Published 12:30 pm Wednesday, March 19, 2025

OLYMPIA — Washington lawmakers may amend the state’s clean energy law to allow electric utilities to buy coal-generated power as long as they don’t know it’s coal power.

The Clean Energy Transformation Act requires utilities to eliminate coal-fired resources by the end of this year, or pay penalties. To keep rates down and the grid reliable, utilities are backing a bill that would allow them to buy “unspecified electricity” — energy generated by unknown sources and available on the wholesale market.

Northwest Public Power Association executive director Kurt Miller said it’s unrealistic to think some of that power won’t be from coal.

“It’s just the nature of an interstate electric grid connected by thousands of miles of transmission lines,” he said. “As long as there is coal in the system, I don’t think you can ever genuinely say you’re not getting any coal at all.”

Lawmakers passed CETA in 2019, committing the state’s electricity to be free of greenhouse gases by 2045. Being pure will be hard.

House Bill 1329 would clarify utilities can buy unspecified electricity to meet demand, even though some of the electricity may have been generated by coal.
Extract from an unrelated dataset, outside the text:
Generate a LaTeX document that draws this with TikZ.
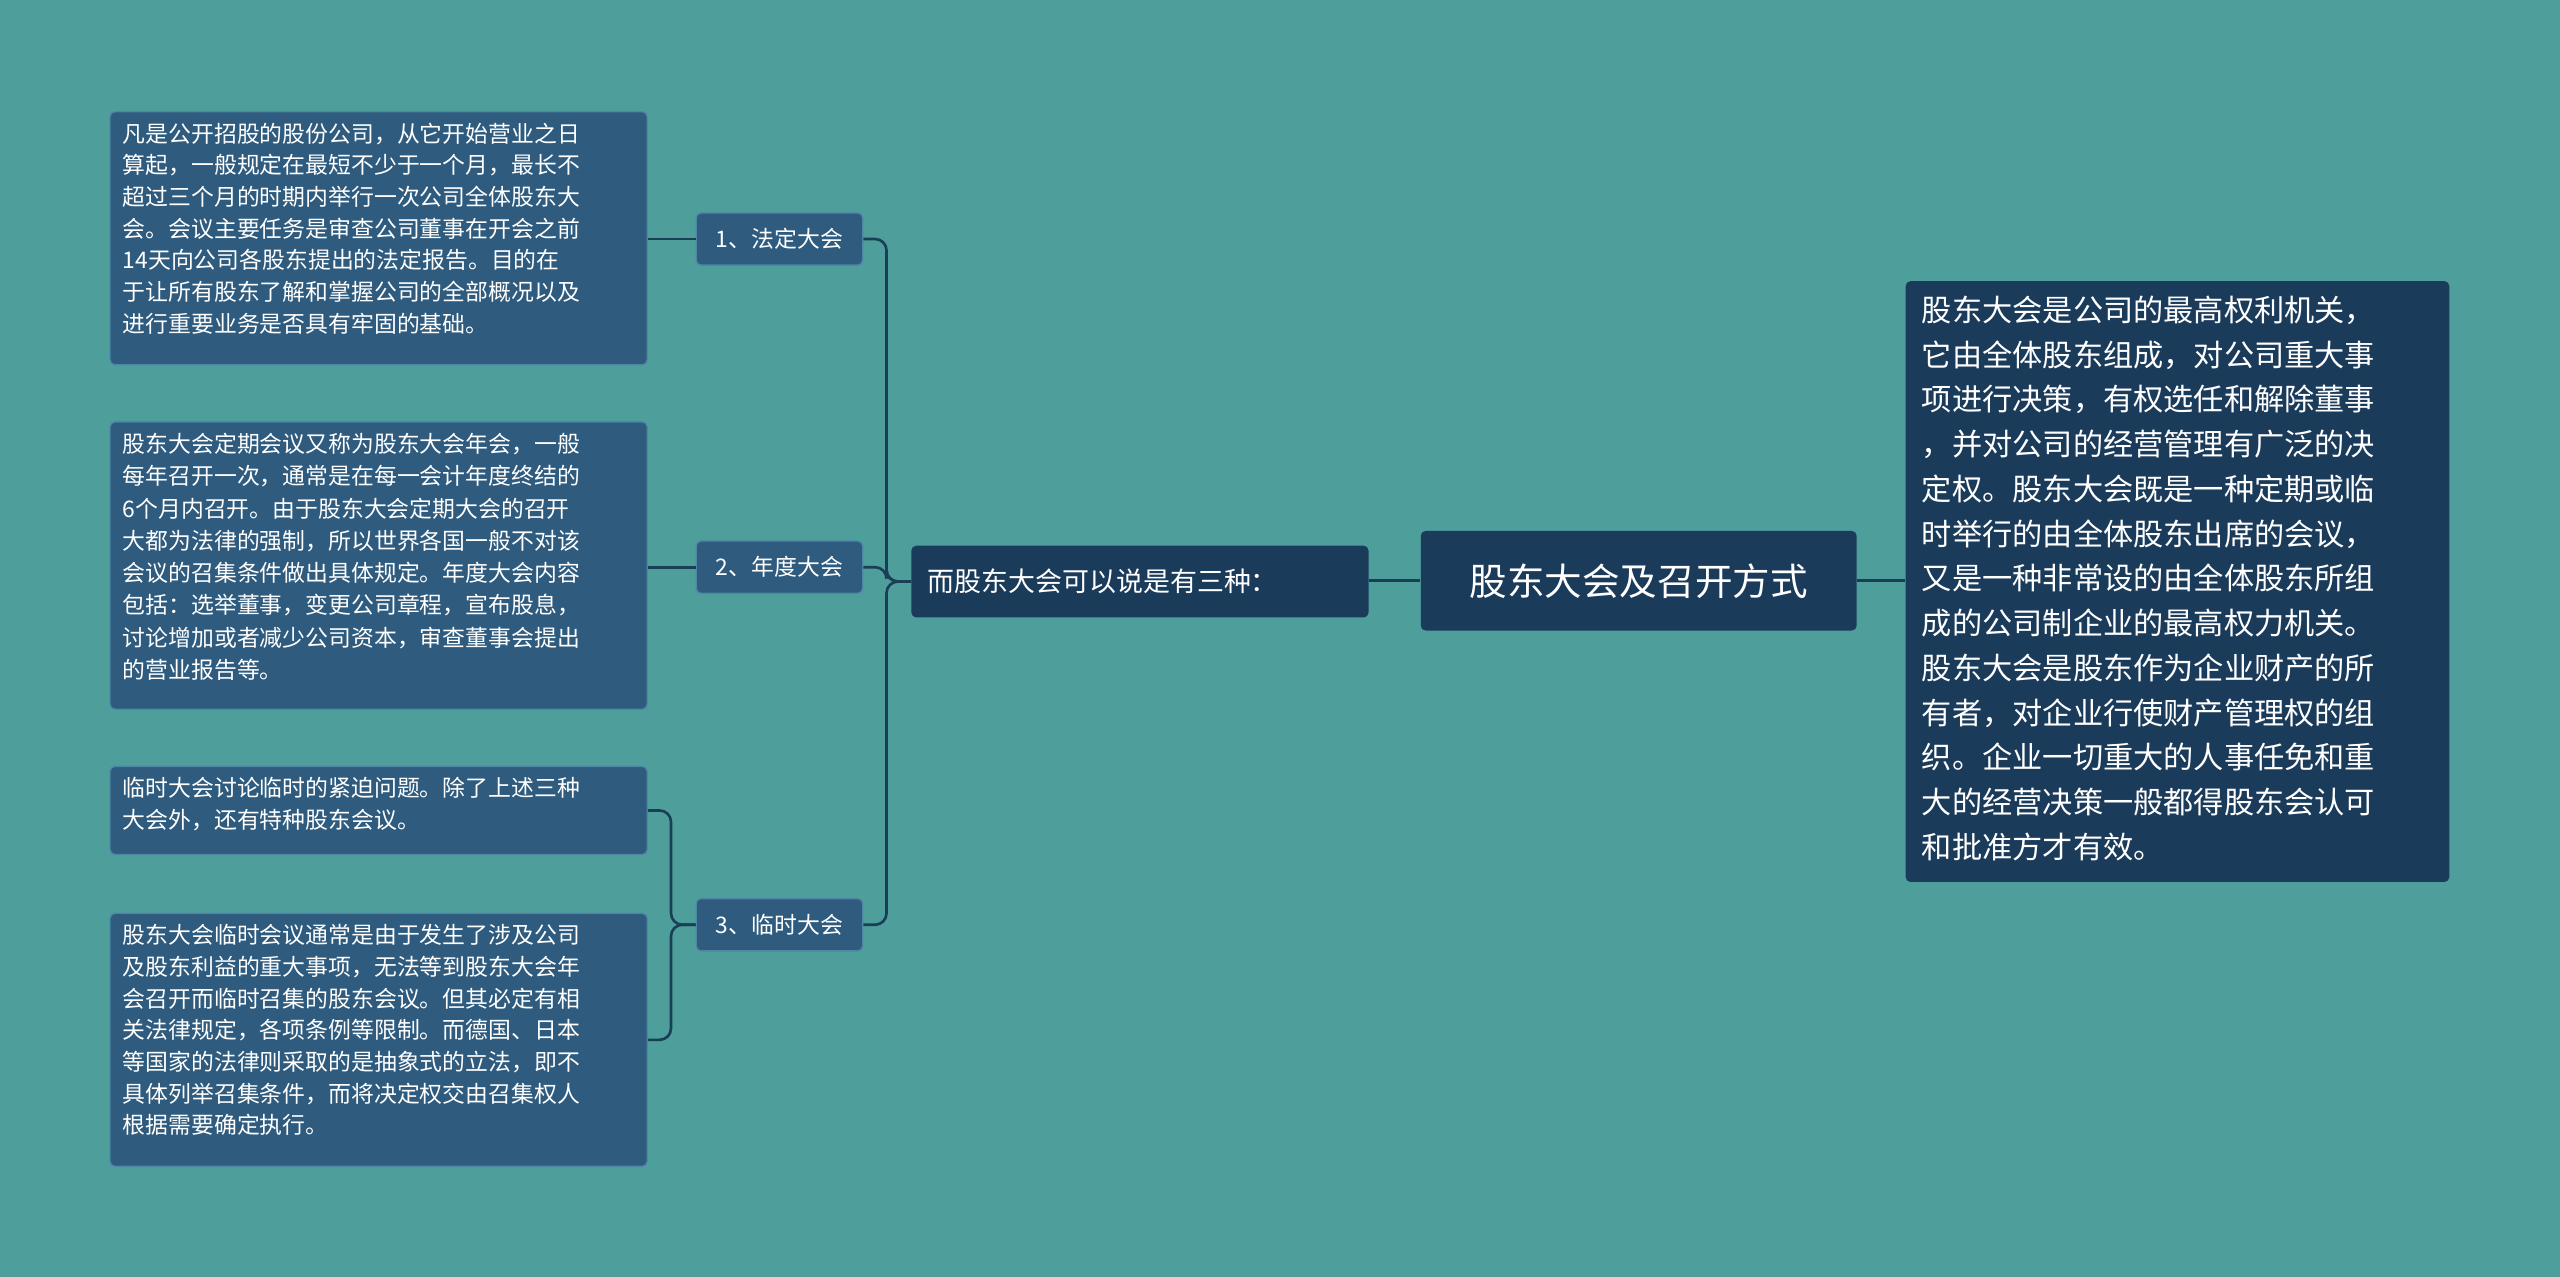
\documentclass[tikz,border=0pt]{standalone}
\usepackage{fontspec}
\setmainfont{Noto Sans CJK SC}
\definecolor{bg}{HTML}{4E9E9C}
\definecolor{dark}{HTML}{1B3B5B}
\definecolor{leaf}{HTML}{2E5B7E}
\definecolor{leafb}{HTML}{4F86A6}
\definecolor{conn}{HTML}{1A3E55}
\begin{document}
\begin{tikzpicture}[x=1pt,y=-1pt,
 box/.style={rounded corners=3pt,text=white,inner sep=0pt,anchor=north west},
 darkbox/.style={box,fill=dark},
 leafbox/.style={box,fill=leaf,draw=leafb,line width=0.8pt},
 cn/.style={draw=conn,line width=1.6pt,rounded corners=7pt},
 lt/.style={anchor=north west,text=white,align=left,inner sep=0pt,font=\fontsize{14}{19.4}\selectfont}]
\fill[bg] (0,0) rectangle (1568,782);
\useasboundingbox (0,0) rectangle (1568,782);
\node[darkbox,minimum width=267,minimum height=61,font=\fontsize{23}{28}\selectfont] (root) at (870,325) {股东大会及召开方式};
\node[darkbox,minimum width=333,minimum height=368] (r) at (1167,172) {};
\node[lt,font=\fontsize{18.5}{27.4}\selectfont] at (1177,181) {股东大会是公司的最高权利机关，\\它由全体股东组成，对公司重大事\\项进行决策，有权选任和解除董事\\，并对公司的经营管理有广泛的决\\定权。股东大会既是一种定期或临\\时举行的由全体股东出席的会议，\\又是一种非常设的由全体股东所组\\成的公司制企业的最高权力机关。\\股东大会是股东作为企业财产的所\\有者，对企业行使财产管理权的组\\织。企业一切重大的人事任免和重\\大的经营决策一般都得股东会认可\\和批准方才有效。};
\node[darkbox,minimum width=280,minimum height=44] (mid) at (558,334) {};
\node[anchor=west,text=white,inner sep=0pt,font=\fontsize{16.5}{20}\selectfont] at (568,356) {而股东大会可以说是有三种：};
\tikzset{l2/.style={leafbox,minimum width=102,minimum height=32,font=\fontsize{14}{17}\selectfont}}
\node[l2] (a) at (426,130) {1、法定大会};
\node[l2] (b) at (426,331) {2、年度大会};
\node[l2] (c) at (426,550) {3、临时大会};
\node[leafbox,minimum width=329,minimum height=155] (a1) at (67,68) {};
\node[lt] at (75,75) {凡是公开招股的股份公司，从它开始营业之日\\算起，一般规定在最短不少于一个月，最长不\\超过三个月的时期内举行一次公司全体股东大\\会。会议主要任务是审查公司董事在开会之前\\14天向公司各股东提出的法定报告。目的在\\于让所有股东了解和掌握公司的全部概况以及\\进行重要业务是否具有牢固的基础。};
\node[leafbox,minimum width=329,minimum height=176] (b1) at (67,258) {};
\node[lt,font=\fontsize{14}{19.8}\selectfont] at (75,265) {股东大会定期会议又称为股东大会年会，一般\\每年召开一次，通常是在每一会计年度终结的\\6个月内召开。由于股东大会定期大会的召开\\大都为法律的强制，所以世界各国一般不对该\\会议的召集条件做出具体规定。年度大会内容\\包括：选举董事，变更公司章程，宣布股息，\\讨论增加或者减少公司资本，审查董事会提出\\的营业报告等。};
\node[leafbox,minimum width=329,minimum height=54] (c1) at (67,469) {};
\node[lt] at (75,476) {临时大会讨论临时的紧迫问题。除了上述三种\\大会外，还有特种股东会议。};
\node[leafbox,minimum width=329,minimum height=155] (c2) at (67,559) {};
\node[lt] at (75,566) {股东大会临时会议通常是由于发生了涉及公司\\及股东利益的重大事项，无法等到股东大会年\\会召开而临时召集的股东会议。但其必定有相\\关法律规定，各项条例等限制。而德国、日本\\等国家的法律则采取的是抽象式的立法，即不\\具体列举召集条件，而将决定权交由召集权人\\根据需要确定执行。};
\draw[cn] (root.east) -- (r.west|-root.east);
\draw[cn] (root.west) -- (mid.east|-root.west);
\draw[cn] (mid.west) -- ++(-15,0) |- (a.east);
\draw[cn] (mid.west) -- ++(-15,0) |- (b.east);
\draw[cn] (mid.west) -- ++(-15,0) |- (c.east);
\draw[cn] (a.west) -- (a1.east|-a.west);
\draw[cn] (b.west) -- (b1.east|-b.west);
\draw[cn] (c.west) -- ++(-15,0) |- (c1.east);
\draw[cn] (c.west) -- ++(-15,0) |- (c2.east);
\end{tikzpicture}
\end{document}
Unspecified electricity makes up a large percentage of the electricity used in Washington. Some 13% of the electricity distributed by utilities in 2022 came from unknown sources, second only to hydropower, according to the state Department of Commerce.

Some 10% of the electricity sold by the Bonneville Power Administration in 2023 came from unknown sources.

BPA does not buy power directly from coal plants, BPA spokesman Kevin Wingert said in an email.

“We do make unspecified power purchases on the market, striving for the most cost-effective purchase to meet our customers’ needs and serve load,” he said. “Those purchases are not linked to an explicit generating source and can come from any number or mix of sources.”

HB 1329 passed the House on a 91-4 vote. The bill is now being considered by the Senate Environment and Energy Committee.